Kabsa- it’s a rice-based dish made by combining rice and meat (chicken, lamb, camel, beef etc. Kabsa can be made in several ways. There are different techniques for cooking the meat.
INGREDIENTS
- Chicken -1 kg( 8 big pieces)
- Onion chopped -2 nos
- Ginger garlic paste -1 tbsp
- Tomato peeled and diced -1
- Coriander powder -half tsp
- Garam masala powder -2 tsp
- Potato(optional) medium -2 nos cubed
- Tomato paste -3 tbsp
- Chicken stock -half cup or 1 cube
- Salt
- Oil or ghee
PREPARATION
Cook chicken in a vessel with enough water. Add a pinch salt. Cook it for 10 minutes until chicken is half done in a very low flame. Keep the chicken and stock separately aside.
In a pan cook potato for 5 minutes and keep it aside.
Now take a pressure cooker and heat oil or ghee. Saute onions till golden brown and add ginger garlic paste, coriander powder, garam masala powder, tomato, tomato paste and chicken cube(optional). Add salt as required. Then add the cooked chicken to it and cook well until golden brown.

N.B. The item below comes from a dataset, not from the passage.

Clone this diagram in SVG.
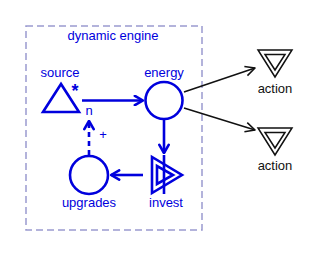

Now pour the chicken stock water, which is kept aside after cooking the chicken. (it should be 9 cups, as the rice is 5 cups). If the stock water is less, then add an extra amount of water required. When the water starts boiling, add rice. Stir well.
Close the lid of the pressure cooker and cook on a medium-low flame for 1 whistle. Simmer after the first whistle and off the flame before the second whistle.
When done, release the pressure after 2 minutes. Open the lid and mix gently.
While serving, mix the cooked potatoes along with the rice and chicken(optional).